GASTONIA, N.C. — The City of Gastonia received a very generous gift from an anonymous donor to make the area near several interchanges more appealing to the eye.
“Anything to beautify this area,” Allen’s Mobile Home & RV Supplies owner Billy Leonhardt said. “It’s going to be seen.”
Along U.S. 321 and just under a mile from I-85 is Leonhardt’s store. He’s owned it since 2015 but the business has been there since the late 90s.
“We have the biggest mobile store in the area, and we have a lot of stock,” Leonhardt said.
One thing he can count on seeing outside his store's doors is the flow of cars.
“It’s probably almost doubled how much traffic is out here … in just the nine years I’ve been here,” Leonhardt said. “A lot of people from out of town [are] coming through here.”
Now due to a generous $250,000 anonymous donation, drivers can expect a more pleasant drive into Gastonia. Three busy interchanges along I-85 will be freshened up. Those interchanges are at Cox Road, New Hope Road and U.S. 321.
The first step is some simple cleanup.
“The trash, the underbrush, the vine … to clean that, and then the next step would be to spruce it up,” Gastonia Mayor Richard Franks said during the March 5 City Council meeting.

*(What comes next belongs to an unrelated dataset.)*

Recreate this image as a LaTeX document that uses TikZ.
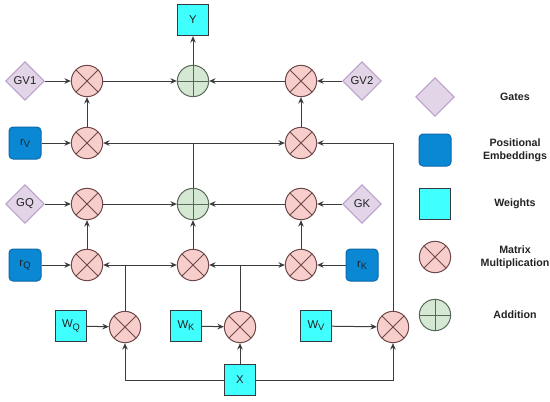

The money could also go towards replacing aging and broken fencing, planting grass and low-maintenance shrubs, Franks added.
City leaders gave the green light for the beautification projects to begin despite some concerns about wasting money ahead of the I-85 widening project, which is set to begin in a few years.
“I just hate to have them put a lot of landscape plans in place, planting and things like that and have it yanked out in a matter of a short period of time,” Gastonia Mayor Pro-Tem Dave Kirklin said.
“The conversation as had with the anonymous owner was that the project would impact this and they said 'go forth and do great things,'” Gastonia City Manager Michael Peoples said.
Kirklin said he is hoping to save some of the money until after the widening project is done.
Regardless, Leonhardt said this would be a good look for the city.
“To give people an impression of Gastonia, to make them want to come back, to make them want to stop, shop eat,” Leonhardt said.
He hopes it will make the congestion in the area more bearable and hopefully attract more foot traffic.